# Now He has Gone and got his own house



## LadyLB (Oct 23, 2008)

My darling husband 6 weeks ago announced to me out of the blue he wasnt happy. 5 weeks ago he left. I have since seen him about 6 times and had very little contact. He said there was no one else, he just had fallen out of love with me. I was and am gutted - he was everything to me and whilst i think now that we have had a couple of ups/downs of late - i really didnt see this coming and we had nothing more going on than any other couple with little kids. We have one son and my husband has a daughter from a previous relationship.

About 10 days ago i decided to look at his phone bill only to find out that 7 weeks ago he had started texting/calling a girl from his work. He is 32, i am 36 - she is about 28 i think. He had run up a bill of £94 so was obviously spending lots of time texting/chating to her since he left - I was even more gutted by his disloyal behaviour.

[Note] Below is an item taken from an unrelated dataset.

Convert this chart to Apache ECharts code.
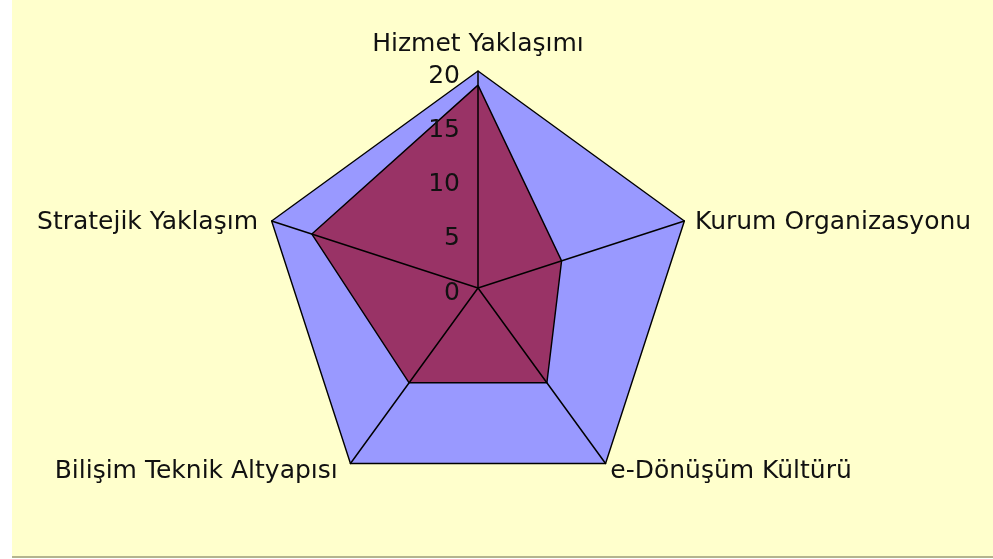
<!DOCTYPE html>
<html>
<head>
<meta charset="utf-8">
<script src="https://cdn.jsdelivr.net/npm/echarts@6/dist/echarts.min.js"></script>
<style>
  html, body { margin: 0; padding: 0; background: #fff; }
  #chart { position: absolute; left: 12px; top: 0; width: 981px; height: 556px; border-bottom: 2px solid #b4b48e; }
</style>
</head>
<body>
<div id="chart"></div>
<script>
// göstergeler (saat yönünün tersine sıralı, ECharts öyle çiziyor)
const categories = ['Hizmet Yaklaşımı', 'Stratejik Yaklaşım', 'Bilişim Teknik Altyapısı', 'e-Dönüşüm Kültürü', 'Kurum Organizasyonu']
const hedefValues = [20, 20, 20, 20, 20]
const mevcutValues = [18.7, 16.1, 10.8, 10.8, 8.1]
const tickLabels = ['0', '5', '10', '15', '20']

const mChart = echarts.init(document.getElementById('chart'))

const font = 'DejaVu Sans'
const fs = 25
// her etiket için ince ayar (rich stil adları)
const nameStyle = ['t', 'l1', 'l2', 'r2', 'r1']

const options = {
  backgroundColor: '#FFFFCC',
  animation: false,
  radar: {
    center: [466, 288],
    radius: 217,
    startAngle: 90,
    shape: 'polygon',
    z: 5,
    indicator: categories.map(name => ({ name: name, min: 0, max: 20 })),
    nameGap: 8,
    axisName: {
      color: '#111',
      fontFamily: font,
      fontSize: fs,
      formatter: (name) => '{' + nameStyle[categories.indexOf(name)] + '|' + name + '}',
      rich: {
        t: { fontFamily: font, fontSize: fs, color: '#111', padding: [0, 0, 6, 0] },
        l1: { fontFamily: font, fontSize: fs, color: '#111', padding: [8, 6, 0, 0] },
        l2: { fontFamily: font, fontSize: fs, color: '#111', padding: [2, 8, 0, 0] },
        r2: { fontFamily: font, fontSize: fs, color: '#111', padding: [2, 0, 0, 0] },
        r1: { fontFamily: font, fontSize: fs, color: '#111', padding: [8, 0, 0, 3] }
      }
    },
    splitNumber: 4,
    splitLine: { show: false },
    splitArea: { show: false },
    axisLine: { lineStyle: { color: '#000', width: 1.5 } },
    axisTick: { show: false },
    axisLabel: { show: false }
  },
  // ölçek etiketleri için üst üste polar
  polar: { center: [466, 288], radius: 217 },
  angleAxis: { show: false, startAngle: 90, min: 0, max: 360 },
  radiusAxis: {
    min: 0,
    max: 20,
    interval: 5,
    z: 10,
    axisLine: { show: false },
    axisTick: { show: false },
    splitLine: { show: false },
    axisLabel: {
      color: '#111',
      fontFamily: font,
      fontSize: fs,
      margin: 18,
      formatter: (v) => '{n|' + tickLabels[v / 5] + '}',
      rich: {
        n: { fontFamily: font, fontSize: fs, color: '#111', padding: [10, 0, 0, 0] }
      }
    }
  },
  series: [
    {
      type: 'radar',
      symbol: 'none',
      silent: true,
      z: 2,
      lineStyle: { width: 0, opacity: 0 },
      data: [
        { value: hedefValues, name: 'Hedef', areaStyle: { color: '#9999FF', opacity: 1 } },
        { value: mevcutValues, name: 'Mevcut', areaStyle: { color: '#993366', opacity: 1 } }
      ]
    },
    // kenar çizgileri dolguların üstünde kalsın
    {
      type: 'radar',
      symbol: 'none',
      silent: true,
      z: 3,
      lineStyle: { color: '#000', width: 1.4, opacity: 1 },
      data: [
        { value: hedefValues, name: 'Hedef' },
        { value: mevcutValues, name: 'Mevcut' }
      ]
    }
  ]
}
mChart.setOption(options)
</script>
</body>
</html>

Last weekend he rented himself a house and moved in and now i have visions of them there together - my husband - MY HUSBAND - i am so gutted, i cant sleep, eat and am trying to keep it together but honestly dont know where i went wrong. I have been a good wife, loyal, dedicated and to me this is all about him being given the eye by another. I know he doesnt deserve a nice family - just wanted to know if anyone has experience of this - he currently says nothing is going on with the girl but he would like there to be - was an idoit. Do you ever think this man may come to his senses or is that it for our marriage x:scratchhead: What can i do ??


----------



## Amplexor (Feb 13, 2008)

LadyLB said:


> Last weekend he rented himself a house and moved in and now i have visions of them there together - my husband - MY HUSBAND - i am so gutted, i cant sleep, eat and am trying to keep it together but honestly dont know where i went wrong. I have been a good wife, loyal, dedicated and to me this is all about him being given the eye by another.


From what you’ve posted here you’ve done nothing wrong. He is the one that strayed emotionally if not physically. He walked out on you and his child. Since there has been little contact I assume he has shirked his fatherly duty to the child also. My best advice is to move on emotionally from him as best you can. Read Dobson’s “Love Must be Tough” which can help you find a sense of empowerment in the situation. Show him you will be just fine without him. Go about your normal life and expand it. Meet new people, start a hobby, go out with friends….. Sometimes when a wondering spouse sees the other is moving on, they can draw back. And if he doesn’t you’ve already started your healing process and will be happier for it. My best to you.


----------



## MOM2BELLA (Nov 18, 2008)

Lady lb,
i am going through the exact same thing. I found ou about 5 weeks ago that my husband of 3 years and patner of 10, was having an emotional a ffair with a women he met through work. He said that he wasn't happy and orginally agreed to couceling, but as more things cam to light, i realized he was already in too far. We have a 10 month old daughter that we both love dearly. He says that he will always be there for her, but just cant stay in an unhappy marriage. I know that i treated him wrong doing the course of our marriage, always trying to control him and belittle him. I did not deserve this. When i found out he was unhappy and had not yet known about the affair i did everything in my power to show him that loved him. Problem is i think i pushed too hard when he wanted his space.
Now, i feel like there's no turning back. 

When he gets out there he'll find out what he's missing, i promise you. The grass is always greener on the other side.

Lady lb, when that affair with other woman runs dry, 
he'll realize what he's done and it may be too late.


----------